There are no public records in the United States more public that real estate records. You may say court, litigation records, but I would counter and point out so many of those are getting sealed these days. We need real estate records to be public. We need public registries of land to ensure clean title transfers. We need public registries of land in case something happens on the land. We also make certain land-related records public to protect lenders and preserve priorities. These are public records. Use them. Not just to show assets or liabilities. But to show relationships. To identify her husband, his wife. And many other hidden relationships. If they were not so hard to research.
A good friend and colleague gave me some honest feedback on a recent blog post: write shorter pieces. Alas, I cannot help myself. I am in love with my Scooby Do references; the world of OSINT is never as simple as some would like it. Real estate searching is complicated and cumbersome and difficult for reasons I can enumerate at length. I was advised to make things shorter.
Real estate records are a pain to search for at least these reasons. One, they are written in a language meant to assuage a law school graduate. Real estate records contain words found nowhere else in the English language. If someone mentioned to a normal person that property was alienated, would you think anything besides ET? Two, from a public record perspective, there are almost always two sets of records. Tax assessment records, which are not really property records, contain much valuable information, and recorder’s records or grantor/grantee indices or, see above, are often called something else, where you need to search. Third, the query processes to search for them are mostly cumbersome and time-consuming. Fourth, you may not be looking at the right record.
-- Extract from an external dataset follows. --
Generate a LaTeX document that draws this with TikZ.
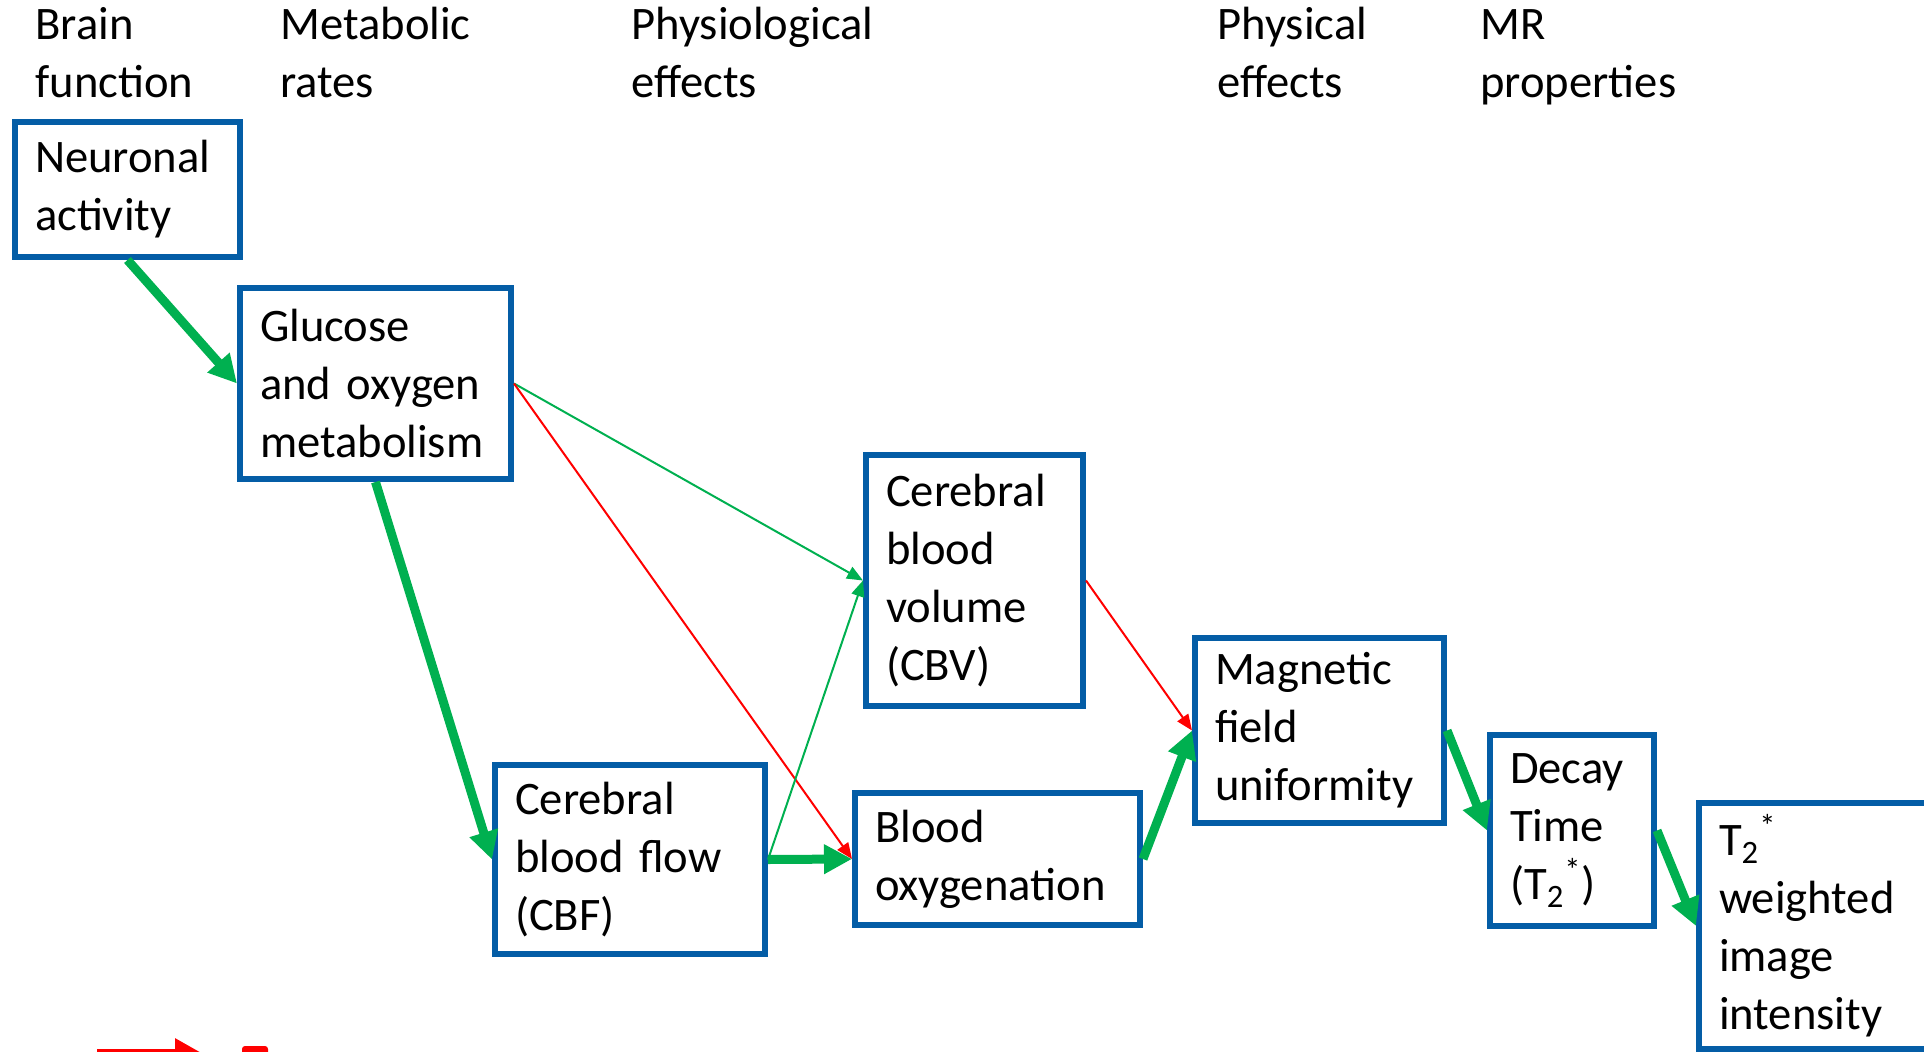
\documentclass[tikz,border=0pt]{standalone}
\usepackage{fontspec}
\setmainfont{Carlito}
\usepackage{xcolor}
\usepackage{tikz}
\usetikzlibrary{arrows.meta}

\definecolor{boxblue}{RGB}{4,93,166}
\definecolor{arrowgreen}{RGB}{0,176,80}
\definecolor{arrowred}{RGB}{255,0,0}

\begin{document}
\begin{tikzpicture}[
    x=0.5pt, y=-0.5pt,
    heading/.style={anchor=base west, inner sep=0pt, align=left, font=\fontsize{23.3pt}{29pt}\selectfont},
    stage/.style={rectangle, draw=boxblue, line width=3pt, fill=white, align=left, inner xsep=10pt, inner ysep=0pt, font=\fontsize{23.3pt}{29pt}\selectfont},
    strong/.style={draw=arrowgreen, line width=4.5pt, -{Triangle[length=14pt, width=14pt]}},
    weakup/.style={draw=arrowgreen, line width=1pt, -{Triangle[length=8pt, width=6.5pt]}},
    weakdown/.style={draw=arrowred, line width=1pt, -{Triangle[length=8pt, width=6.5pt]}}
]
\useasboundingbox (0,0) rectangle (1924,1051);
\clip (0,0) rectangle (1924,1051);

% Column headings (base = last line)
\node[heading] (hbrain) at (35,97) {Brain\\function};
\node[heading] (hmetab) at (280,97) {Metabolic\\rates};
\node[heading] (hphysio) at (631,97) {Physiological\\effects};
\node[heading] (hphysic) at (1217,97) {Physical\\effects};
\node[heading] (hmr) at (1480,97) {MR\\properties};

% Stages
\node[stage, text width=92.5pt, minimum height=67.5pt] (neur) at (127.5,189.5) {Neuronal\\activity};
\node[stage, text width=115.5pt, minimum height=95.5pt] (gluc) at (375.5,383.5) {Glucose\\and oxygen\\metabolism};
\node[stage, text width=88.5pt, minimum height=125.5pt] (cbv) at (974.5,580.5) {Cerebral\\blood\\volume\\(CBV)};
\node[stage, text width=115pt, minimum height=94.5pt] (cbf) at (630,859.5) {Cerebral\\blood flow\\(CBF)};
\node[stage, text width=122.5pt, minimum height=66pt] (oxy) at (997.5,859) {Blood\\oxygenation};
\node[stage, text width=104.5pt, minimum height=92.5pt] (mag) at (1319.5,730.5) {Magnetic\\field\\uniformity};
\node[stage, text width=62pt, minimum height=95.5pt] (decay) at (1572,830.5) {Decay\\Time\\(T\textsubscript{2}\textsuperscript{*})};
\node[stage, text width=100.5pt, minimum height=123pt] (tw) at (1819.5,926) {T\textsubscript{2}\textsuperscript{*}\\weighted\\image\\intensity};

% Arrows
\draw[strong] (neur.south) -- (gluc.west);
\draw[strong] (gluc.south) -- (cbf.west);
\draw[weakup] (gluc.east) -- (cbv.west);
\draw[weakdown] (gluc.east) -- (oxy.west);
\draw[weakup] (cbf.east) -- (cbv.west);
\draw[strong] (cbf.east) -- (oxy.west);
\draw[weakdown] (cbv.east) -- (mag.west);
\draw[strong] (oxy.east) -- (mag.west);
\draw[strong] (mag.east) -- (decay.west);
\draw[strong] (decay.east) -- (tw.west);

% Legend (cut off)
\coordinate (legfrom) at (97,1052);
\coordinate (legto) at (200,1052);
\draw[draw=arrowred, line width=3pt, -{Triangle[length=12.5pt, width=13pt]}] (legfrom) -- (legto);
\fill[arrowred, rounded corners=1.5pt] (242,1046) rectangle (268,1062);

\end{tikzpicture}
\end{document}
Keep it short. I’m not going to detail the difficulties of searching real estate records. I will instead provide some background and overview. To locate real estate records one can use online subscription databases or one can access the records via the relevant county’s website. Don’t AT me, but I believe every county in the USA has a public internet site for their real estate records. The advantage of subscription databases: faster, ability to search tax assessment and grantor/grantee records at the same time, and the results come summarized and ordered for you. The problem is, where you need the other, the records are limited. You cannot find Mr. Robinson’s signature on an online abstract.
You always want to search at the county level. It has all the records. They’re usually up to date but often a pain in the ass to navigate. How ever many counties there are in the US, there are almost as many software packages for searching real estate records. And there are other nuances and roadblocks. Like a name can be listed in grantor/granted records, once with a middle name and once without, and the same search won’t find both records. If the system allows searching by parcel number, PIN, or the equivalent you can bypass name problems, but not all systems do that. If you are searching in Los Angeles County, you will find no documents available from the Internet. Have I mentioned that mortgages are often indexed as MERS, Mortgage Electronic Registration System and not by Chase or Citi or Chili Palmer? That rarely can you copy and paste from real estate documents to other places. It is just not easy or quick.
Did I keep it short? Feel free to ask me any pressing questions on how to find real estate records. Just remember to use that address, and not just the name, to get the good stuff. And Big Data is your friend.